Yellow Skies

Yellow Skies
By Mitchel Edwards. Baker’s Dozen Theatre Company. Director: Robin Thomas. Sound and Music: Tom Backhaus. Costume Design: Eliza Wood. Mechanics Institute Brunswick. May 18-29, 2016.

Imagine Cormac McCarthy's The Road set in the Australian bush, and you have Yellow Skies.

Like the post-apocalyptic dystopic future (aren't they all since 9/11?) presented in The Walking Dead, the apocalypse brings out the worst in people. 'Hunters' pillage and kill to obtain ever-diminishing supplies. Even going as far as eating other survivors.

Noah (Aaron Trevaskis) and Glenn (Arli Faruk) lean on each other to survive and have to decide how to handle a malevolent intruder in their camp (Gabriella Imrich).

Each of the characters has a chance to justify their moral relativism through a flashback. They tell you who they were before the apocalyptic event, and why they had to become the person they are now. 

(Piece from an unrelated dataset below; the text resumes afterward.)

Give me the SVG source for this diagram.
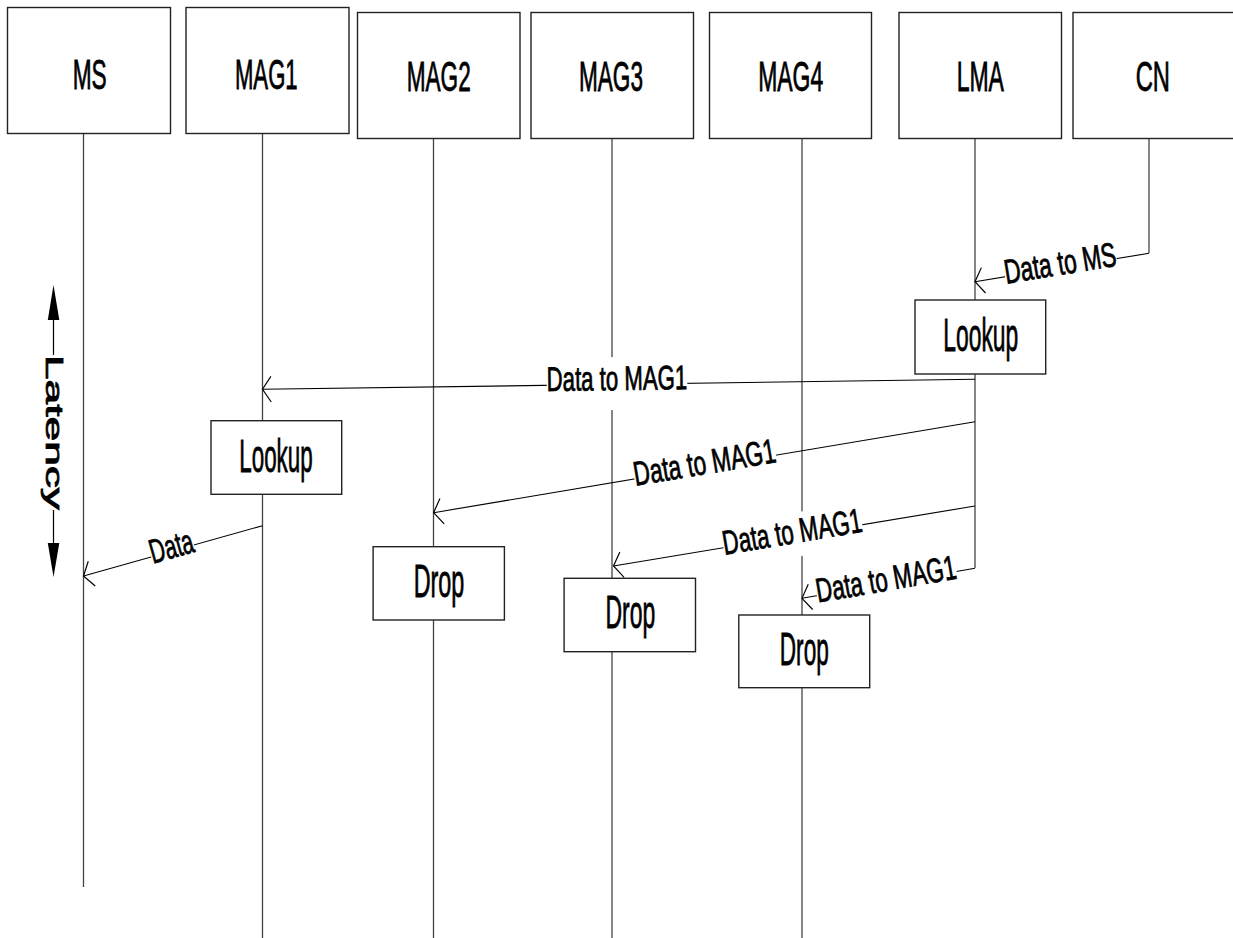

Trevaskis, Faruk, and Imrich succeed in showing the humanity of their characters - even when they're doing inhumane things. 

Despite this, I felt the discussion of what to do with the intruder went on too long. They'd reach a decision. Then before carrying it out, they'd get caught up justifying why they were going to do what they were going to do. Tightening this section could lead to a punchier ending. The characters would still seem conflicted.

I must mention that the experience of walking through the set to your seats was a sensory explosion of eucalyptus, ancient earth, and gum nuts. Jack Bennett succeeded in bringing the Australian outback inside.

What type of person would you become inan apocalypse? Yellow Skies won't answer that question for you, but it will make you ask the question.